Task goal: Can you copy out the data exactly? Leave the images out.

Available data:
★ ★ ★ ★ ★

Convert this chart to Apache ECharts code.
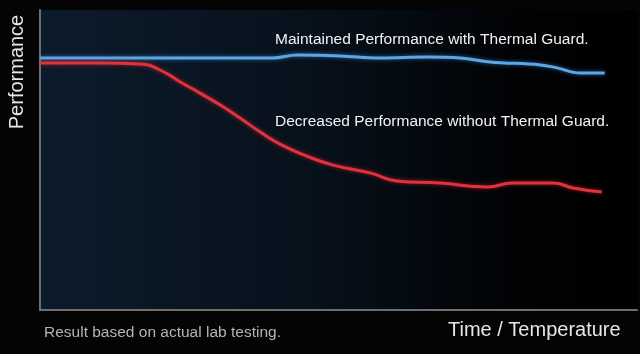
<!DOCTYPE html>
<html>
<head>
<meta charset="utf-8">
<script src="https://cdn.jsdelivr.net/npm/echarts@6/dist/echarts.min.js"></script>
<style>
  html, body { margin: 0; padding: 0; background: #040404; }
  #chart { width: 640px; height: 354px; }
</style>
</head>
<body>
<div id="chart"></div>
<script>
// time axis 0..100, performance 0..100
var guardTime = [0, 10.1, 26.8, 39.0, 43.0, 50.3, 57.0, 64.8, 70.4, 75.4, 83.8, 86.6, 90.5, 94.6];
var guardPerf = [84, 84, 84, 84, 85, 84.7, 84, 84.3, 84, 82.7, 81.7, 80.7, 79, 79];
var noGuardTime = [0, 10.1, 16.8, 20.1, 23.5, 26.8, 30.2, 33.5, 36.9, 40.2, 44.7, 49.1, 55.3, 59.8, 67.0, 74.9, 79.2, 85.9, 89.3, 94.1];
var noGuardPerf = [82.3, 82.3, 82, 80, 76, 72.3, 68.3, 64, 59.3, 55.3, 51.3, 48.3, 45.7, 43, 42.3, 41, 42.3, 42.3, 40.7, 39.3];

function pairs(xs, ys) {
  return xs.map(function (x, i) { return [x, ys[i]]; });
}

var chart = echarts.init(document.getElementById("chart"));
var option = {
  backgroundColor: "#040404",
  animation: false,
  grid: {
    left: 40,
    right: 3,
    top: 10,
    bottom: 44,
    show: true,
    borderWidth: 0,
    backgroundColor: {
      type: "linear", x: 0, y: 0, x2: 1, y2: 0,
      colorStops: [
        { offset: 0, color: "#0c1b2b" },
        { offset: 0.45, color: "#07111c" },
        { offset: 0.8, color: "#010204" },
        { offset: 1, color: "#000000" }
      ]
    }
  },
  xAxis: {
    type: "value",
    min: 0,
    max: 100,
    axisLine: { show: true, lineStyle: { color: "#6e6e6e", width: 2 } },
    axisTick: { show: false },
    axisLabel: { show: false },
    splitLine: { show: false }
  },
  yAxis: {
    type: "value",
    min: 0,
    max: 100,
    axisLine: { show: true, lineStyle: { color: "#6e6e6e", width: 2 } },
    axisTick: { show: false },
    axisLabel: { show: false },
    splitLine: { show: false }
  },
  series: [
    {
      name: "Maintained Performance with Thermal Guard.",
      type: "line",
      smooth: 0.4,
      symbol: "none",
      data: pairs(guardTime, guardPerf),
      lineStyle: {
        color: "#5aa6e6",
        width: 3,
        shadowColor: "rgba(70,150,230,0.6)",
        shadowBlur: 4
      }
    },
    {
      name: "Decreased Performance without Thermal Guard.",
      type: "line",
      smooth: 0.5,
      symbol: "none",
      data: pairs(noGuardTime, noGuardPerf),
      lineStyle: {
        color: "#e0323c",
        width: 3,
        shadowColor: "rgba(230,40,50,0.6)",
        shadowBlur: 4
      }
    }
  ],
  graphic: [
    {
      type: "text", left: 275, top: 32,
      style: { text: "Maintained Performance with Thermal Guard.", fill: "#f2f2f2",
        font: "15.5px 'Liberation Sans', Arial, sans-serif" }
    },
    {
      type: "text", left: 275, top: 114,
      style: { text: "Decreased Performance without Thermal Guard.", fill: "#f2f2f2",
        font: "15.5px 'Liberation Sans', Arial, sans-serif" }
    },
    {
      type: "text", x: 7, y: 72, rotation: Math.PI / 2,
      style: { text: "Performance", fill: "#e6e6e6", align: "center", verticalAlign: "top",
        font: "20px 'Liberation Sans', Arial, sans-serif" }
    },
    {
      type: "text", left: 448, top: 320,
      style: { text: "Time / Temperature", fill: "#e6e6e6",
        font: "20px 'Liberation Sans', Arial, sans-serif" }
    },
    {
      type: "text", left: 44, top: 325,
      style: { text: "Result based on actual lab testing.", fill: "#b4b4b4",
        font: "15.5px 'Liberation Sans', Arial, sans-serif" }
    }
  ]
};
chart.setOption(option);
</script>
</body>
</html>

★ ★ ★ ★ ★

Answer to the exercise:
Convert this chart to Apache ECharts code.
<!DOCTYPE html>
<html>
<head>
<meta charset="utf-8">
<script src="https://cdn.jsdelivr.net/npm/echarts@6/dist/echarts.min.js"></script>
<style>
  html, body { margin: 0; padding: 0; background: #040404; }
  #chart { width: 640px; height: 354px; }
</style>
</head>
<body>
<div id="chart"></div>
<script>
// time axis 0..100, performance 0..100
var guardTime = [0, 10.1, 26.8, 39.0, 43.0, 50.3, 57.0, 64.8, 70.4, 75.4, 83.8, 86.6, 90.5, 94.6];
var guardPerf = [84, 84, 84, 84, 85, 84.7, 84, 84.3, 84, 82.7, 81.7, 80.7, 79, 79];
var noGuardTime = [0, 10.1, 16.8, 20.1, 23.5, 26.8, 30.2, 33.5, 36.9, 40.2, 44.7, 49.1, 55.3, 59.8, 67.0, 74.9, 79.2, 85.9, 89.3, 94.1];
var noGuardPerf = [82.3, 82.3, 82, 80, 76, 72.3, 68.3, 64, 59.3, 55.3, 51.3, 48.3, 45.7, 43, 42.3, 41, 42.3, 42.3, 40.7, 39.3];

function pairs(xs, ys) {
  return xs.map(function (x, i) { return [x, ys[i]]; });
}

var chart = echarts.init(document.getElementById("chart"));
var option = {
  backgroundColor: "#040404",
  animation: false,
  grid: {
    left: 40,
    right: 3,
    top: 10,
    bottom: 44,
    show: true,
    borderWidth: 0,
    backgroundColor: {
      type: "linear", x: 0, y: 0, x2: 1, y2: 0,
      colorStops: [
        { offset: 0, color: "#0c1b2b" },
        { offset: 0.45, color: "#07111c" },
        { offset: 0.8, color: "#010204" },
        { offset: 1, color: "#000000" }
      ]
    }
  },
  xAxis: {
    type: "value",
    min: 0,
    max: 100,
    axisLine: { show: true, lineStyle: { color: "#6e6e6e", width: 2 } },
    axisTick: { show: false },
    axisLabel: { show: false },
    splitLine: { show: false }
  },
  yAxis: {
    type: "value",
    min: 0,
    max: 100,
    axisLine: { show: true, lineStyle: { color: "#6e6e6e", width: 2 } },
    axisTick: { show: false },
    axisLabel: { show: false },
    splitLine: { show: false }
  },
  series: [
    {
      name: "Maintained Performance with Thermal Guard.",
      type: "line",
      smooth: 0.4,
      symbol: "none",
      data: pairs(guardTime, guardPerf),
      lineStyle: {
        color: "#5aa6e6",
        width: 3,
        shadowColor: "rgba(70,150,230,0.6)",
        shadowBlur: 4
      }
    },
    {
      name: "Decreased Performance without Thermal Guard.",
      type: "line",
      smooth: 0.5,
      symbol: "none",
      data: pairs(noGuardTime, noGuardPerf),
      lineStyle: {
        color: "#e0323c",
        width: 3,
        shadowColor: "rgba(230,40,50,0.6)",
        shadowBlur: 4
      }
    }
  ],
  graphic: [
    {
      type: "text", left: 275, top: 32,
      style: { text: "Maintained Performance with Thermal Guard.", fill: "#f2f2f2",
        font: "15.5px 'Liberation Sans', Arial, sans-serif" }
    },
    {
      type: "text", left: 275, top: 114,
      style: { text: "Decreased Performance without Thermal Guard.", fill: "#f2f2f2",
        font: "15.5px 'Liberation Sans', Arial, sans-serif" }
    },
    {
      type: "text", x: 7, y: 72, rotation: Math.PI / 2,
      style: { text: "Performance", fill: "#e6e6e6", align: "center", verticalAlign: "top",
        font: "20px 'Liberation Sans', Arial, sans-serif" }
    },
    {
      type: "text", left: 448, top: 320,
      style: { text: "Time / Temperature", fill: "#e6e6e6",
        font: "20px 'Liberation Sans', Arial, sans-serif" }
    },
    {
      type: "text", left: 44, top: 325,
      style: { text: "Result based on actual lab testing.", fill: "#b4b4b4",
        font: "15.5px 'Liberation Sans', Arial, sans-serif" }
    }
  ]
};
chart.setOption(option);
</script>
</body>
</html>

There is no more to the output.